* _TASK TO CARRY OUT_
Everything from the first line of the data through the line with "2.55, 2.0, 1.5, 1.0, 0.5, 0.0]" is to be echoed exactly, minus the pictures.

....................

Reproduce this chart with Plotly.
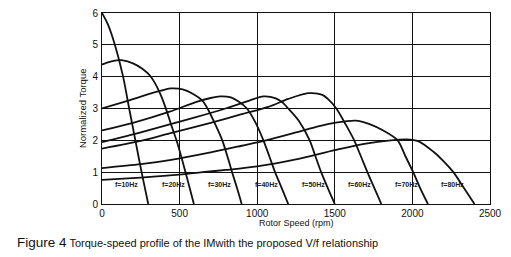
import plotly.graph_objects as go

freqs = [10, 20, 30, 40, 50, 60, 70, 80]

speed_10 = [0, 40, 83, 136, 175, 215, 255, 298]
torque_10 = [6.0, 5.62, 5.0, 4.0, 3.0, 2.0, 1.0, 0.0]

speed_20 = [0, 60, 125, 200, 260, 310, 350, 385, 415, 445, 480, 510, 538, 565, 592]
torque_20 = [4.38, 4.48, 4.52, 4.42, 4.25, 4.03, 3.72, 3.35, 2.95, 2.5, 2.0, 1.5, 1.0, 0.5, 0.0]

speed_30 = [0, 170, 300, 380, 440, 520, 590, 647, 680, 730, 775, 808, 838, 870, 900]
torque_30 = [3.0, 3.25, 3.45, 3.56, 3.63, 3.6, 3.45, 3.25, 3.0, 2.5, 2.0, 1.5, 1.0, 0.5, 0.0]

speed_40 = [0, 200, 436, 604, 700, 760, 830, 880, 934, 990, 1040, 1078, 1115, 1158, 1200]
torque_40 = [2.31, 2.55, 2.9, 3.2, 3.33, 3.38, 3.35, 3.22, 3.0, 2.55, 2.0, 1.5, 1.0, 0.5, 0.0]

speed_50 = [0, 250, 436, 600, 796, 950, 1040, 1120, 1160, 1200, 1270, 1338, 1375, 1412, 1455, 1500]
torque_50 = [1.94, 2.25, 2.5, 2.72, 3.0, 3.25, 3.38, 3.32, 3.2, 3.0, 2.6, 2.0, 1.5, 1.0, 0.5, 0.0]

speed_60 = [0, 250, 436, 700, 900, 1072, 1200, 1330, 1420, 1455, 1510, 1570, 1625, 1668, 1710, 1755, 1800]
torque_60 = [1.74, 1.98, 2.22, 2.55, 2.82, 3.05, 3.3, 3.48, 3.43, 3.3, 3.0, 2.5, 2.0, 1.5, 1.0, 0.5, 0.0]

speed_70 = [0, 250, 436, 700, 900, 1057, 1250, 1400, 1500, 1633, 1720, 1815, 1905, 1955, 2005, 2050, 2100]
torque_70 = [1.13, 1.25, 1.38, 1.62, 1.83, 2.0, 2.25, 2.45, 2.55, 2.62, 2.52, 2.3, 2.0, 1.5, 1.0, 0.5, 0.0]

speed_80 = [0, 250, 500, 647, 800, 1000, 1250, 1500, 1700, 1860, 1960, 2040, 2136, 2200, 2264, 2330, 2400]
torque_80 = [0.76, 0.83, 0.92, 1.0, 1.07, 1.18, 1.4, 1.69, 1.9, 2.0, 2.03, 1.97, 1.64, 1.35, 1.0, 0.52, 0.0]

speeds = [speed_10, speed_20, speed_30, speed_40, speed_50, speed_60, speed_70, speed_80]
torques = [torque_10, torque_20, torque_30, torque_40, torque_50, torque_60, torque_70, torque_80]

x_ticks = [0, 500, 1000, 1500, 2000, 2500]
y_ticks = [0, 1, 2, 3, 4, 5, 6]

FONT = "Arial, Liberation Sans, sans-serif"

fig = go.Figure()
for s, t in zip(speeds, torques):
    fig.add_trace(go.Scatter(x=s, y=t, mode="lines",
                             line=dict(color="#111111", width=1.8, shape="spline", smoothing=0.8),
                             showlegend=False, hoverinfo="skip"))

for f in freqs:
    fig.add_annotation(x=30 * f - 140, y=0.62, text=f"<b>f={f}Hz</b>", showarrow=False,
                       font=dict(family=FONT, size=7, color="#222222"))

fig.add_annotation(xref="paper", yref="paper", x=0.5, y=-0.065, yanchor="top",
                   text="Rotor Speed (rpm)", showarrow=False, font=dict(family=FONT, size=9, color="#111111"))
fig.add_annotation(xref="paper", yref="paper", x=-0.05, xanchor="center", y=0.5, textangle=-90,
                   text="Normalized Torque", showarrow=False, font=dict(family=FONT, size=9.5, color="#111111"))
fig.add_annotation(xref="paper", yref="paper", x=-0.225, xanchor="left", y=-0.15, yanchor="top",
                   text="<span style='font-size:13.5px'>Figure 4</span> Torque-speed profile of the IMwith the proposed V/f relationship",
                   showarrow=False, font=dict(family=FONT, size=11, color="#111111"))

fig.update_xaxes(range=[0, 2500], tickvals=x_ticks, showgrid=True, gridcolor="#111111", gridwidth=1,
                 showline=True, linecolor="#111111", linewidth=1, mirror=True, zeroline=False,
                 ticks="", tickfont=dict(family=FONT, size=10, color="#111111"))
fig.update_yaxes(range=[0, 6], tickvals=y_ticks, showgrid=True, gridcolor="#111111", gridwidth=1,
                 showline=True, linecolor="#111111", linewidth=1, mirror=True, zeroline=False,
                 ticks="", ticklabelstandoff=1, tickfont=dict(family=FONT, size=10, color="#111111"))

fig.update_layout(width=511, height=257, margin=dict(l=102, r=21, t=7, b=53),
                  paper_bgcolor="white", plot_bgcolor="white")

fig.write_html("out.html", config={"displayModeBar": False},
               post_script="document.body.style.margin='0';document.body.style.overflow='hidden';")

....................

* _TASK ANSWER_
Reproduce this chart with Plotly.
import plotly.graph_objects as go

freqs = [10, 20, 30, 40, 50, 60, 70, 80]

speed_10 = [0, 40, 83, 136, 175, 215, 255, 298]
torque_10 = [6.0, 5.62, 5.0, 4.0, 3.0, 2.0, 1.0, 0.0]

speed_20 = [0, 60, 125, 200, 260, 310, 350, 385, 415, 445, 480, 510, 538, 565, 592]
torque_20 = [4.38, 4.48, 4.52, 4.42, 4.25, 4.03, 3.72, 3.35, 2.95, 2.5, 2.0, 1.5, 1.0, 0.5, 0.0]

speed_30 = [0, 170, 300, 380, 440, 520, 590, 647, 680, 730, 775, 808, 838, 870, 900]
torque_30 = [3.0, 3.25, 3.45, 3.56, 3.63, 3.6, 3.45, 3.25, 3.0, 2.5, 2.0, 1.5, 1.0, 0.5, 0.0]

speed_40 = [0, 200, 436, 604, 700, 760, 830, 880, 934, 990, 1040, 1078, 1115, 1158, 1200]
torque_40 = [2.31, 2.55, 2.9, 3.2, 3.33, 3.38, 3.35, 3.22, 3.0, 2.55, 2.0, 1.5, 1.0, 0.5, 0.0]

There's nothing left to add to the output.